A transfer station constituting part of the image forming means comprises a respective transfer charger 19 (19M, 19C, 19Y, 19K) for the associated drum, and a transfer belt 19a common for the image forming stations. The formation of a full-color image is carried out by transferring and overlaying the respective color toner images sequentially from the photosensitive drums onto the transfer material supported on the transfer belt 19a. The transfer material P is supplied from a sheet feeding cassette 20, and the transfer material P after the transfer operation, is separated, and is discharged to a tray 22 through a fixing device 21.
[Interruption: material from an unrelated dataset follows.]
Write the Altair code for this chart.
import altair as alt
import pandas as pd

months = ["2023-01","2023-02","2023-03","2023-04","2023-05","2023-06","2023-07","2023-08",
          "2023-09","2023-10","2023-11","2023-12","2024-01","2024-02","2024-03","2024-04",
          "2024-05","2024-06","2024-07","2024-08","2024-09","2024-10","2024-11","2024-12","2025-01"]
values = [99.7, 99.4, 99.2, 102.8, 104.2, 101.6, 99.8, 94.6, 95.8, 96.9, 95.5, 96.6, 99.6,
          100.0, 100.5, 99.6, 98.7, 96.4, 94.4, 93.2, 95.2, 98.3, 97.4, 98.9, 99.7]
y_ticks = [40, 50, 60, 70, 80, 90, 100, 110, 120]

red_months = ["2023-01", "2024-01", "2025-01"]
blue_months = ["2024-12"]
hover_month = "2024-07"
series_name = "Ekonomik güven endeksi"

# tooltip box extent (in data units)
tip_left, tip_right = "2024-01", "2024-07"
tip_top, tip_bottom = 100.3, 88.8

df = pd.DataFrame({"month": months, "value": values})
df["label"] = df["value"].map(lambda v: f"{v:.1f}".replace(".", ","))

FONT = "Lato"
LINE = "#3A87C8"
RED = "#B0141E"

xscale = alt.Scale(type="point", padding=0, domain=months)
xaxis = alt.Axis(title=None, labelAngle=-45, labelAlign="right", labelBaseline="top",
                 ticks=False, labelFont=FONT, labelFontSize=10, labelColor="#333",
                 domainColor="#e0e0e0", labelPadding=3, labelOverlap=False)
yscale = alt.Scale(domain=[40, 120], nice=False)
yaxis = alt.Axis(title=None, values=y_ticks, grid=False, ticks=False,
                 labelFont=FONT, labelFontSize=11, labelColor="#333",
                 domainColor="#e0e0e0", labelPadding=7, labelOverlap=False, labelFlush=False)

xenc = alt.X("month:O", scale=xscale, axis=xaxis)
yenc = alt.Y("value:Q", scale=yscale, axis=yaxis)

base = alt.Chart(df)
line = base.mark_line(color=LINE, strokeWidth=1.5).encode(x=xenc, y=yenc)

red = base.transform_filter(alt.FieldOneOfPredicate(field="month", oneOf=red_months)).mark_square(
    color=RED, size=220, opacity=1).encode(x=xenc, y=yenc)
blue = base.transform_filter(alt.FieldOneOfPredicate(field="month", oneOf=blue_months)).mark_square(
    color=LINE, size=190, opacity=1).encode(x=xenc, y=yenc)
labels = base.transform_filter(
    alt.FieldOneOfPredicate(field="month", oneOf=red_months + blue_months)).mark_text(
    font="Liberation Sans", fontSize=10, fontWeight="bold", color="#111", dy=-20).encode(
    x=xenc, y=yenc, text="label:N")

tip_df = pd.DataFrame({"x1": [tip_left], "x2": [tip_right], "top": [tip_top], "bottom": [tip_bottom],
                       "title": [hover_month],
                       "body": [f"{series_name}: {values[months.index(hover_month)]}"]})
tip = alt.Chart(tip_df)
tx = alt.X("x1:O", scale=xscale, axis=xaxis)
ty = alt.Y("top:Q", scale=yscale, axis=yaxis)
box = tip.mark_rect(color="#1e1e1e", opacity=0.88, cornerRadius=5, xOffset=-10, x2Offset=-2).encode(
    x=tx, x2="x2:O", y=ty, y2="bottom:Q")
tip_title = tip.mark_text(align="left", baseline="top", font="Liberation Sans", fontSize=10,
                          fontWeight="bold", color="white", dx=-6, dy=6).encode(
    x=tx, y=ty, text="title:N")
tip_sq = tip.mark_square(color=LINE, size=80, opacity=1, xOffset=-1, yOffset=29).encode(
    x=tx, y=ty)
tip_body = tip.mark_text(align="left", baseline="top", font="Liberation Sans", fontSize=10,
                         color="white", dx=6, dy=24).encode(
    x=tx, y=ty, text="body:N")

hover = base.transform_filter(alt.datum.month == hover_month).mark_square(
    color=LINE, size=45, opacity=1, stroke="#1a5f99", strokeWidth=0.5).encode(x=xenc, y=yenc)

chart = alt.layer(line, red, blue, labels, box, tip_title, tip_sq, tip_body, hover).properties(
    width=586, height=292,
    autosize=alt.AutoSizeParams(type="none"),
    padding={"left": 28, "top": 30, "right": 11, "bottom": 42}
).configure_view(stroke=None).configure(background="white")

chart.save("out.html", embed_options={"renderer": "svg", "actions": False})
The scanning optical system 17M, 17C, 17Y and 17K, comprises a laser source not shown, a polygonal mirror for scanningly deflecting the laser beam from the laser source, an f-θ lens focusing on a generating line on the surface of the photosensitive drum the scanning beam, a reflection mirror for deflecting the beam, and a beam detector for detecting a predetermined position of the scanning beam.
In the foregoing, a description has been made as to a so-called contact type developing device for contacting the developer layer on the developer carrying member to the image bearing member.
However, the present invention is applicable to a so-called non-contact type developing device in which the minimum gap between the developer carrying member and the image bearing member is smaller than the layer thickness of the developer.
While the invention has been described with reference to the structures disclosed herein, it is not confined to the details set forth and this application is intended to cover such modifications or changes as may come within the purposes of the improvements or the scope of the following claims.